Law enforcement officials investigating the phony documents, as distinguished from a broader conspiracy, would not have to search for a crime—they already have the smoking guns, documents that are fraudulent on their face. Nor would they need to search for the culprits. The fraudsters signed their names to the phony documents, many of them proudly recording the act on video.

This open-and-shut election fraud is a gift to Garland and his federal prosecutors. Without having to expend any political capital by opening a sweeping investigation targeting Donald Trump or those around him, prosecutors could chip away at the broader conspiracy.

The targets of the investigation would be the people who signed and transmitted the phony elector certificates, not Donald Trump.

A total of 59 individuals from five states signed the documents. We know virtually nothing about them. They are not national figures, and largely are not public figures, except perhaps in state and local circles. They seem to be a fairly representative sample of Americans with quotidian jobs, nice families, and cute pets—not hardened denizens of the criminal underworld.

Can you imagine what would happen if 59 otherwise respectable burghers were hauled before a grand jury, facing a very real prospect of going to jail? How long do you think it would take for some or all of them to seek plea deals that would keep them out of prison? How quickly will they line up to identify those who told them to do it?

In very short order, investigators would have a mountain of testimony identifying every single person who induced or aided and abetted the pseudo-electors in the planning, coordination, and execution of their fraudulent acts. And so on up the chain.

As far as it goes.

And it seems to go far:

Historian Heather Cox Richardson, writing in her January 17 newsletter, lays it all out in detail, leading to the inescapable conclusion that the scheme “appears to have been a coordinated attempt by members of the Trump administration and sympathizers around the country to overturn our government by committing election fraud.”

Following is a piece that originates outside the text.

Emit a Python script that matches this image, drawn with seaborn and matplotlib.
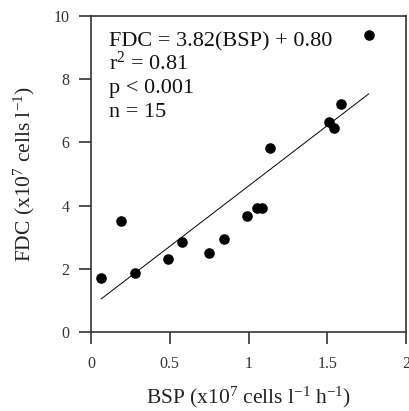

When the last person compelled to testify has had his or her time in the barrel before a grand jury, what started as a politically impeccable investigation of a mundane crime committed by nondescript individuals—like the investigation of the five Watergate burglars—could bring down the whole edifice.

Is it too much to hope for that the simple act of investigating a mundane fraudulent act could lead to widespread accountability in Trump World? Let’s find out. All it will take is for the Department of Justice to begin an investigation—for Attorney General Garland to prosecute the obvious crime right in front of him—and then to follow the facts upward as far as they go.

This one seems like it might have some legs to me. I don’t hold out a lot of hope for federal action against Trump. But this seems impossible to ignore. There are people in jail around the country for committing much less egregious crimes of “voter fraud.” These people wre trying to overturn the whole election by defrauding the voters of their states. It sure seems clear cut to me.